■ **Do this**
Scan the data below for the string "with". Show every line where it turns up.

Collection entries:
■ ■ ■ ■
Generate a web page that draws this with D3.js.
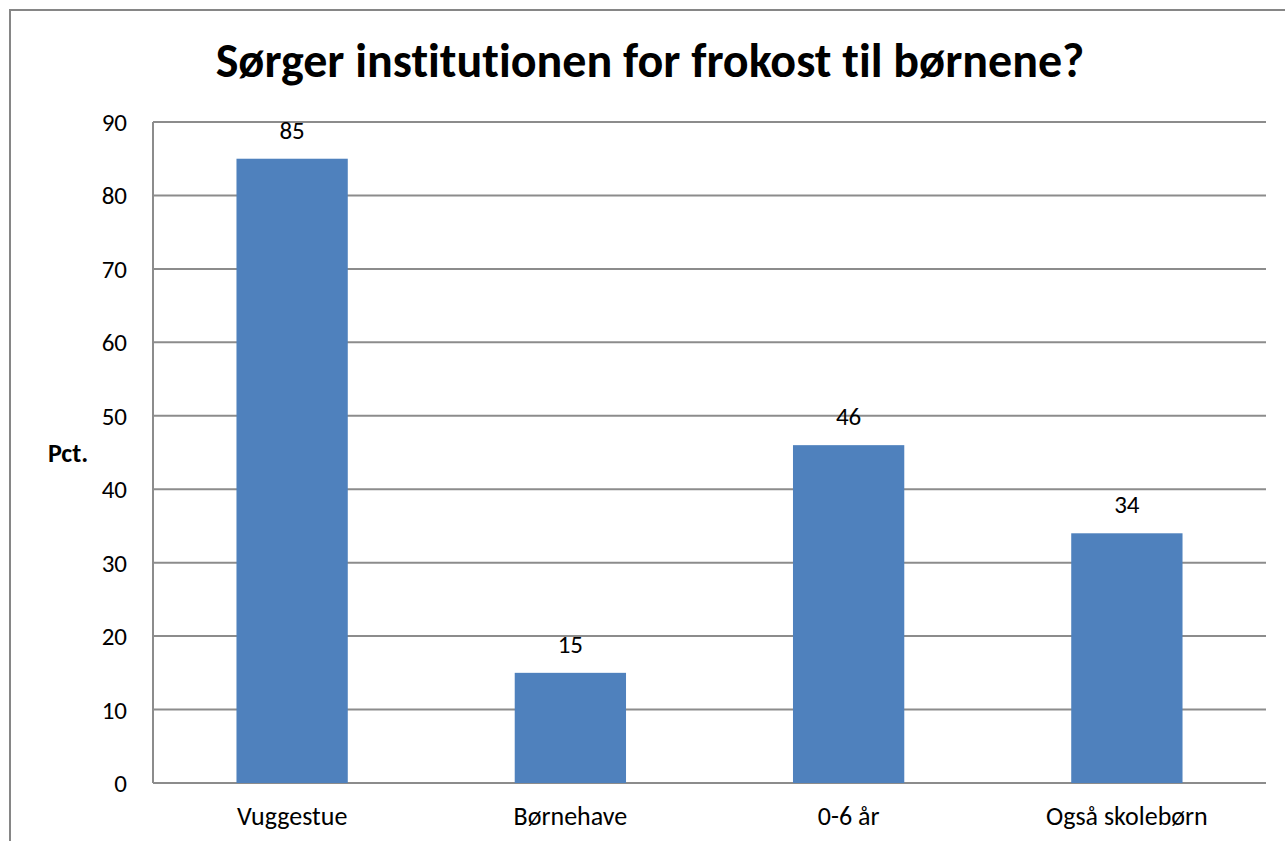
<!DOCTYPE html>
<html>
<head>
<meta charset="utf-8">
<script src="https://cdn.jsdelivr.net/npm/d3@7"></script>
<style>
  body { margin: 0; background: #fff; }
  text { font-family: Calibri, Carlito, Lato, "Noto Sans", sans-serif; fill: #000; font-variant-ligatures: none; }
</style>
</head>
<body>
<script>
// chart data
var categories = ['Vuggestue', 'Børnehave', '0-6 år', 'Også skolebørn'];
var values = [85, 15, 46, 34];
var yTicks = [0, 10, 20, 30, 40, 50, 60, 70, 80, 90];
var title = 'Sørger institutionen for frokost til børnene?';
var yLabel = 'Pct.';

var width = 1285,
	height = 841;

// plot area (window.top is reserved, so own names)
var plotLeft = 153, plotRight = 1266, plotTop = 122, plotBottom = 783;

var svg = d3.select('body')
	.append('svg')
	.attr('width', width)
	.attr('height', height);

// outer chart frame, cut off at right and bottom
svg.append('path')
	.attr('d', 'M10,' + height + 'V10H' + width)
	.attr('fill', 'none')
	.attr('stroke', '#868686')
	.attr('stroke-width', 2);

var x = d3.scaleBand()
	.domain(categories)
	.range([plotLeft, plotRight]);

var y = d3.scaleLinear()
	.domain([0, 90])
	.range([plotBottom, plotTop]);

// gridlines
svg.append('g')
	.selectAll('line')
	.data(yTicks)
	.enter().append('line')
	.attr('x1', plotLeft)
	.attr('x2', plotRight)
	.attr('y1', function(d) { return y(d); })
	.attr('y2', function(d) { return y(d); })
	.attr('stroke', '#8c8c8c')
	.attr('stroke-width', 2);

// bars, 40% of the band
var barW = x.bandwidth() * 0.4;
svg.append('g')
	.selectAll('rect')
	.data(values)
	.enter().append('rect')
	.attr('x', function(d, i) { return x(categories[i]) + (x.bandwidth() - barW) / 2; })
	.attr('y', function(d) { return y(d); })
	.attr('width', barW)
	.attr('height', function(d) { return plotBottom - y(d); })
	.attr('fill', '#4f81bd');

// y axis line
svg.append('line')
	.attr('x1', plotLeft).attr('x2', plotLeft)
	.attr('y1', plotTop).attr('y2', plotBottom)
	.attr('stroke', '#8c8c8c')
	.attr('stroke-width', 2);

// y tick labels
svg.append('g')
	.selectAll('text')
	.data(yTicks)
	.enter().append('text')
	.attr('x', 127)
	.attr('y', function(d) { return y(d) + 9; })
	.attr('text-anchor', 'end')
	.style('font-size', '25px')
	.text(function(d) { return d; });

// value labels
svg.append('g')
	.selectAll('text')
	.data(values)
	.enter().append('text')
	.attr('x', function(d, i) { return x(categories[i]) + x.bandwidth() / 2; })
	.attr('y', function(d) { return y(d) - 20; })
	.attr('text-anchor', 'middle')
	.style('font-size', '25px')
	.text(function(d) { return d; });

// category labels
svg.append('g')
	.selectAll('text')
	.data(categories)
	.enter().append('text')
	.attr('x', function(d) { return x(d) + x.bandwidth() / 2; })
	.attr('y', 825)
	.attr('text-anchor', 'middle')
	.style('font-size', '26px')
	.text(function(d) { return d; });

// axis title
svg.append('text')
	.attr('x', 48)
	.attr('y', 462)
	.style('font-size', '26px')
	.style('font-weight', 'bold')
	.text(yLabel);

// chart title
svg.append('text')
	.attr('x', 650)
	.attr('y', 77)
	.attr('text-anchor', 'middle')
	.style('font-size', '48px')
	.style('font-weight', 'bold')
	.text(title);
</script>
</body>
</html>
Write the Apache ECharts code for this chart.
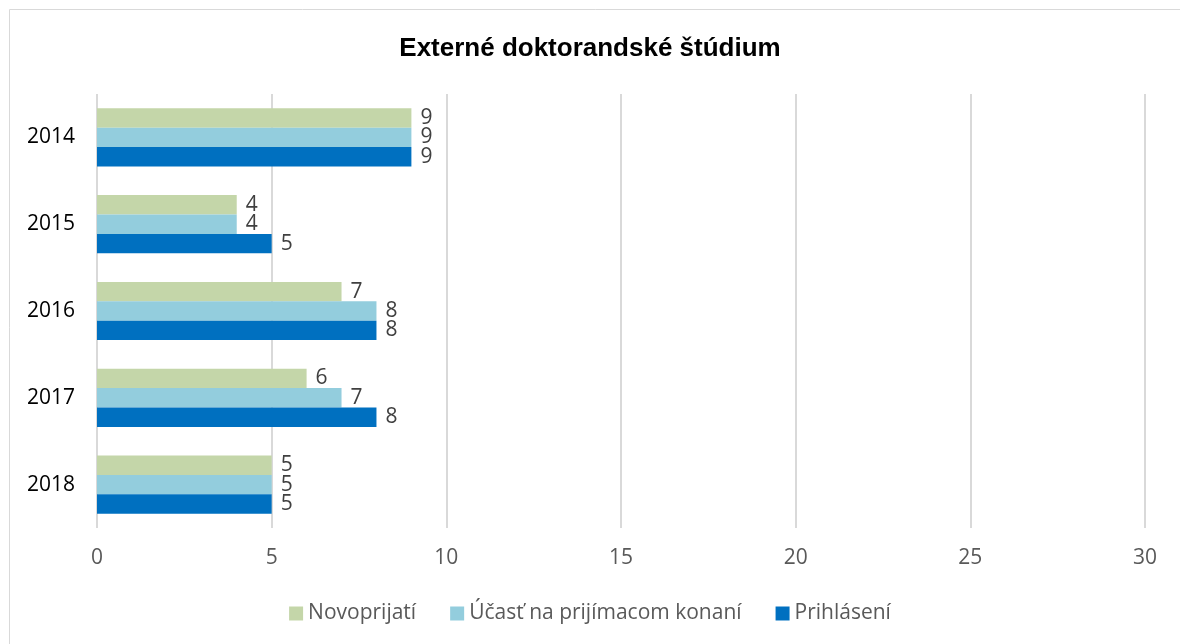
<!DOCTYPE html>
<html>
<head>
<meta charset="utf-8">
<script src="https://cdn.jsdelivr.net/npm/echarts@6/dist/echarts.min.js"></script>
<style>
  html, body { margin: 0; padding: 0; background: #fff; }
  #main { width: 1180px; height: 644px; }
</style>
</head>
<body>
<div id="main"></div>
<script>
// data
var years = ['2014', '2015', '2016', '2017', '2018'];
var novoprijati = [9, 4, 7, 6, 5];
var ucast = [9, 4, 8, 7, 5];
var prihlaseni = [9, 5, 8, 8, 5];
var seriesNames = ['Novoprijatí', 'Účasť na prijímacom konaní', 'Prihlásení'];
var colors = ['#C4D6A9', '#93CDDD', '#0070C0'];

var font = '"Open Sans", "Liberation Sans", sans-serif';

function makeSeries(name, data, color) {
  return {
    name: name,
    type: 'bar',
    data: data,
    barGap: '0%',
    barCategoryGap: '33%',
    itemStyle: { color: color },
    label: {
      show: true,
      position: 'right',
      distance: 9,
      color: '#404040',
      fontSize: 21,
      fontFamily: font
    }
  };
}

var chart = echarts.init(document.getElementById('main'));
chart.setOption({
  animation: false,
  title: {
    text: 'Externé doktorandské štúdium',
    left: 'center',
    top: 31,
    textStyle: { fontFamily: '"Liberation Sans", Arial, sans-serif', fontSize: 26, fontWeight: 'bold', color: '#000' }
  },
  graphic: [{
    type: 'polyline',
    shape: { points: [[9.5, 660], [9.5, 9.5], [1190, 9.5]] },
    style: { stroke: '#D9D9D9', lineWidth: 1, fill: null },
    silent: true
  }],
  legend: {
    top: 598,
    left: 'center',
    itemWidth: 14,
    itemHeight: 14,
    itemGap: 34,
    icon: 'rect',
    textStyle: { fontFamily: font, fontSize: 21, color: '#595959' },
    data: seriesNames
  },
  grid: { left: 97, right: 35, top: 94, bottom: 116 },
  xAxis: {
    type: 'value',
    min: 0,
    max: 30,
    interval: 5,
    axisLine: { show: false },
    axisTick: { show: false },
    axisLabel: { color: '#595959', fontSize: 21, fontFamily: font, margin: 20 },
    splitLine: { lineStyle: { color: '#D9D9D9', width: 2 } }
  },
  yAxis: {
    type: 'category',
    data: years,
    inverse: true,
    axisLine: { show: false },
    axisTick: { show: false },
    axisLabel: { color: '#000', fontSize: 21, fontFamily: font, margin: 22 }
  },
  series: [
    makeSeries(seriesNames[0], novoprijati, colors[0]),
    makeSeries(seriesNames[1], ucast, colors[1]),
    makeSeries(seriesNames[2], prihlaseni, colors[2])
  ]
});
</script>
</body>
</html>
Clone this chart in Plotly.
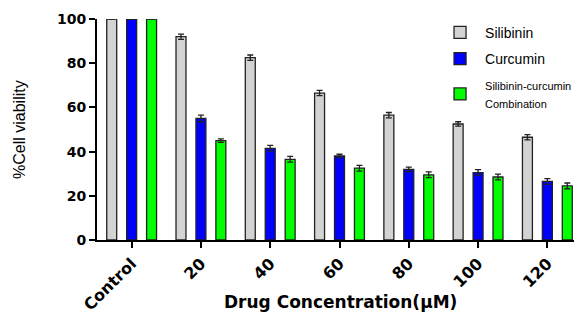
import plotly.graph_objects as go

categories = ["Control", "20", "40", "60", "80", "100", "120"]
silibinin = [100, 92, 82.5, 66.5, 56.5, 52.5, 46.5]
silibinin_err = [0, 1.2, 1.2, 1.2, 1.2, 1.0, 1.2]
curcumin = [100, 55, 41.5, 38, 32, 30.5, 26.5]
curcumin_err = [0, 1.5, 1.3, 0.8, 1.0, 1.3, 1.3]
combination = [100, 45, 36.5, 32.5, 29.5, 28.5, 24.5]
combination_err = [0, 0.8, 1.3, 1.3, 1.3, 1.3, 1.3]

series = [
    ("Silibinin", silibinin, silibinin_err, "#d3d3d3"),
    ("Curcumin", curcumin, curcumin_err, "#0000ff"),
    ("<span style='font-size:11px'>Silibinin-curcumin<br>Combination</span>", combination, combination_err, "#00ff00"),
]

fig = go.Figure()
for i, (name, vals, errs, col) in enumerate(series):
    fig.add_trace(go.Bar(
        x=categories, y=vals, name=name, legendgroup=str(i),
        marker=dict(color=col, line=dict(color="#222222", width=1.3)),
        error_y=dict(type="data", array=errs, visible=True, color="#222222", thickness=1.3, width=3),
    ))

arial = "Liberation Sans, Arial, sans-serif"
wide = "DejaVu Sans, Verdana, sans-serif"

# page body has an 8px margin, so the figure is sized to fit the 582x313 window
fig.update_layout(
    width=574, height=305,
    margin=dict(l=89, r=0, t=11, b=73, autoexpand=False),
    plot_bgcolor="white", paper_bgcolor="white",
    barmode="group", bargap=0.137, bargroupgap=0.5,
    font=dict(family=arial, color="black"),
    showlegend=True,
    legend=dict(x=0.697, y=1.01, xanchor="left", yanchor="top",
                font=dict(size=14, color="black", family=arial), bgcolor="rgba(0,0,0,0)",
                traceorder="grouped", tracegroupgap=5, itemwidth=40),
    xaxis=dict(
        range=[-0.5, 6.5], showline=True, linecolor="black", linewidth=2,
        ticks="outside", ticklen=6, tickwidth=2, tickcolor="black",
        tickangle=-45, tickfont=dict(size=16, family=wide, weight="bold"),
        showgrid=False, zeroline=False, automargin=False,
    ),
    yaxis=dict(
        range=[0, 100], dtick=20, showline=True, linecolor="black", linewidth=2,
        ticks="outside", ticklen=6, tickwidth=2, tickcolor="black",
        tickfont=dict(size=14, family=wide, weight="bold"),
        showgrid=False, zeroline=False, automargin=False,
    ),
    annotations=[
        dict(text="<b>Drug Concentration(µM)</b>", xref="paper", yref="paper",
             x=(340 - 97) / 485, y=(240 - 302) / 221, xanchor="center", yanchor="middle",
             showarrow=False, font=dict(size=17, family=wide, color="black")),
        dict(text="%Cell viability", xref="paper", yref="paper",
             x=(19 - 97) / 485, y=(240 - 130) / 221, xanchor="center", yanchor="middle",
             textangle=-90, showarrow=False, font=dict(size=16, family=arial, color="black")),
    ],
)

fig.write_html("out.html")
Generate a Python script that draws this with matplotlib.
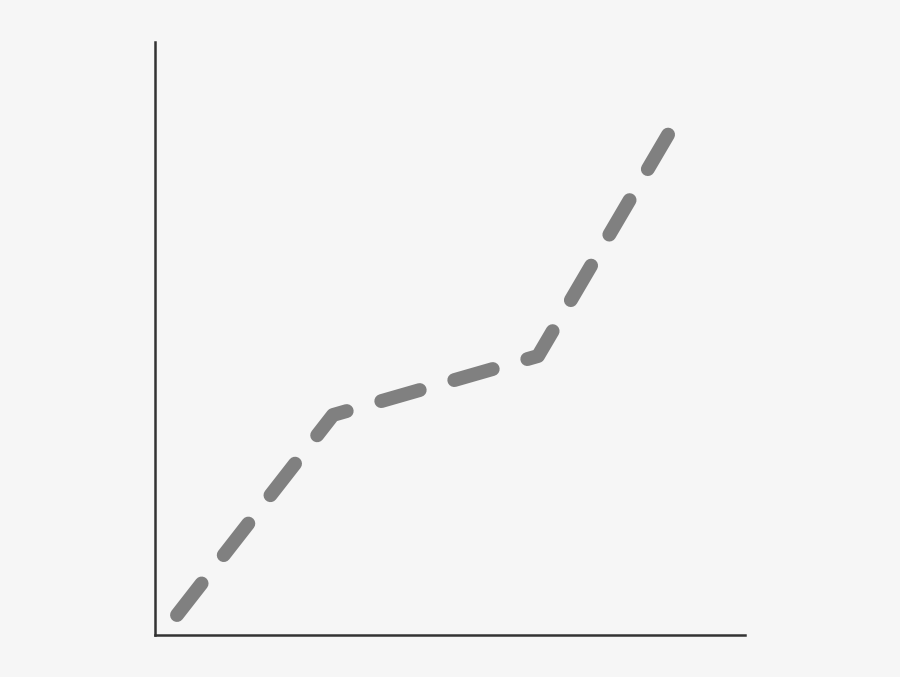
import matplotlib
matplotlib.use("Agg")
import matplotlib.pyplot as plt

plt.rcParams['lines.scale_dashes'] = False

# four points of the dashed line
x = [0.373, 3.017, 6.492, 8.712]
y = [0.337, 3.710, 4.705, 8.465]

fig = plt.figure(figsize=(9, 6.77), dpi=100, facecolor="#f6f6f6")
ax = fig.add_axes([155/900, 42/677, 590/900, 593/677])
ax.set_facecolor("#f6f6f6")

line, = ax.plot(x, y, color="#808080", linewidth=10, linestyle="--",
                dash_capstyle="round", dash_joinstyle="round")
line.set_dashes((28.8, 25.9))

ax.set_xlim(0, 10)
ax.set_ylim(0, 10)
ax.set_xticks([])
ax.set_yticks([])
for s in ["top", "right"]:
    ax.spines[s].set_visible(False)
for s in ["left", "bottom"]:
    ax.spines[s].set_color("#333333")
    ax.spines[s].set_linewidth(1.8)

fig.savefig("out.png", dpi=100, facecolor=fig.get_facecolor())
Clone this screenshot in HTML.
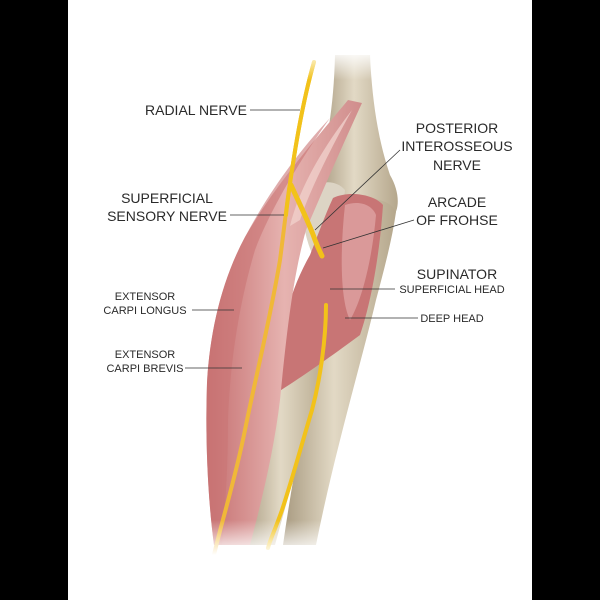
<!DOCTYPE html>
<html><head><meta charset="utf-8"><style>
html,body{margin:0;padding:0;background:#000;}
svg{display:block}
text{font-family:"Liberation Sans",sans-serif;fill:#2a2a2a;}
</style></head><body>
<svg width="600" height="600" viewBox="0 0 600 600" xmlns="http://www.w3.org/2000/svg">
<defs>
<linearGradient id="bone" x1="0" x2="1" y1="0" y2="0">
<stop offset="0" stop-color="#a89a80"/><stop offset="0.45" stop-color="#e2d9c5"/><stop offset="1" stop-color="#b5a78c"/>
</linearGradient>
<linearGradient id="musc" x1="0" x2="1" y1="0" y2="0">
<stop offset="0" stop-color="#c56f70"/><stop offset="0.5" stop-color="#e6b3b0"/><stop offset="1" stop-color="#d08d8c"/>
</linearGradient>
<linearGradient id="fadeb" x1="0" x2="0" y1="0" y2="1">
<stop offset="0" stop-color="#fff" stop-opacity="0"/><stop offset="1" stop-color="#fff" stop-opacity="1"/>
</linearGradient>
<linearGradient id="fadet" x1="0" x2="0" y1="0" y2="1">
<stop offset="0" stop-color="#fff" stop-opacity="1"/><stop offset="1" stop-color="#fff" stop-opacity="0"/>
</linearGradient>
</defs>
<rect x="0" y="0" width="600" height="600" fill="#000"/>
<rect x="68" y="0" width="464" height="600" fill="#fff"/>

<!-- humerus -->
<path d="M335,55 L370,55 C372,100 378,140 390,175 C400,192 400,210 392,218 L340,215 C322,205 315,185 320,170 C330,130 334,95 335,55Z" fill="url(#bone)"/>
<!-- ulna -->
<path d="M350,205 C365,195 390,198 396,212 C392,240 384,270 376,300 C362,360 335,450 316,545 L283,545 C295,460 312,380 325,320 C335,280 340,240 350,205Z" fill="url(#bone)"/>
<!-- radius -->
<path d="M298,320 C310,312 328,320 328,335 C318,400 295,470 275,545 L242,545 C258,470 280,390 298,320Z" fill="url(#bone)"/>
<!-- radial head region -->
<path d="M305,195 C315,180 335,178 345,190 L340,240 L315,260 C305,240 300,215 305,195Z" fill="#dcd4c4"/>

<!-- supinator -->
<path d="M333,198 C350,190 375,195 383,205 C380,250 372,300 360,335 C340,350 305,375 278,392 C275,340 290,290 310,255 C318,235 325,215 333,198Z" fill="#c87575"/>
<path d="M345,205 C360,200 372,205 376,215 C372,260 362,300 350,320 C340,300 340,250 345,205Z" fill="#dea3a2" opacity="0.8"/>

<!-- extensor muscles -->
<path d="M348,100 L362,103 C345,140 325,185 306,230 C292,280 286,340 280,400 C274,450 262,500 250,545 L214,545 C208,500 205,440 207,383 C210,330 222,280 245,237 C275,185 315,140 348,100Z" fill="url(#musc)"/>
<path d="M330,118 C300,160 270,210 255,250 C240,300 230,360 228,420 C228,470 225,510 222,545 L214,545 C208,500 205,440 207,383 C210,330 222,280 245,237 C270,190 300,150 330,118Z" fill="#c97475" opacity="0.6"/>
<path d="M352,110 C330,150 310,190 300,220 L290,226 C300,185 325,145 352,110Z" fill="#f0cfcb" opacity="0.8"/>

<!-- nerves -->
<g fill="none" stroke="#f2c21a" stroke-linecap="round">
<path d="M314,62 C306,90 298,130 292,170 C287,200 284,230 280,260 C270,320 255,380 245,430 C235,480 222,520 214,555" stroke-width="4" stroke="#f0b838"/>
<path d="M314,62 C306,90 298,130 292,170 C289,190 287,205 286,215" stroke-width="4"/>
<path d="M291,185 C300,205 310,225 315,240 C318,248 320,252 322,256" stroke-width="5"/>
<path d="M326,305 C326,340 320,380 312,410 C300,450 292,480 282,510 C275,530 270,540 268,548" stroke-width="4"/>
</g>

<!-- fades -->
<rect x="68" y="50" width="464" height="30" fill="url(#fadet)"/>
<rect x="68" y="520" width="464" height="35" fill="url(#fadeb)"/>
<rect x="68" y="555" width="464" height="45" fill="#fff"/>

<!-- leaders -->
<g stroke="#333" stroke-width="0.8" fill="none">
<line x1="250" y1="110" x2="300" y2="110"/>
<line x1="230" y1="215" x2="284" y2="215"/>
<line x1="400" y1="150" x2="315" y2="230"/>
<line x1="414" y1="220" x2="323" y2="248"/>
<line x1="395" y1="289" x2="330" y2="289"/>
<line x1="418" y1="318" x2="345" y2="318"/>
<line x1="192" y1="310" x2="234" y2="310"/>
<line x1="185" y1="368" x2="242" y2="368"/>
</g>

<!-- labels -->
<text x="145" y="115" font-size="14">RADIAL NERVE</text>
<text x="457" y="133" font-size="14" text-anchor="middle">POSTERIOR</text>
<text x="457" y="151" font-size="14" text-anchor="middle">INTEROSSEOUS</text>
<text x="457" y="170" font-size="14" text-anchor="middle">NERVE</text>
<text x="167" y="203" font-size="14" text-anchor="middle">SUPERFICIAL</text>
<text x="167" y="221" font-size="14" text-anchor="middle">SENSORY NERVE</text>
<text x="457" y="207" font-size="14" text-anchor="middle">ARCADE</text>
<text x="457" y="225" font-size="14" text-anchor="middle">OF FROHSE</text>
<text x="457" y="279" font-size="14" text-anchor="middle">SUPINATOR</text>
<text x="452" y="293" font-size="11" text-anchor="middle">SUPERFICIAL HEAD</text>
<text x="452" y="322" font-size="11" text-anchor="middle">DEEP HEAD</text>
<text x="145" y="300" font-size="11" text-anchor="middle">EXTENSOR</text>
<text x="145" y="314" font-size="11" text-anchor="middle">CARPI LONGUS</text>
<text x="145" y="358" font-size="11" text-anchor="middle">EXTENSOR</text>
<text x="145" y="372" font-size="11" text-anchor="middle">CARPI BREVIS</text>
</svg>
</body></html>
■ ■ ■ ■
■ **The answer**
Generate a web page that draws this with D3.js.
Generate a Python script that draws this with matplotlib.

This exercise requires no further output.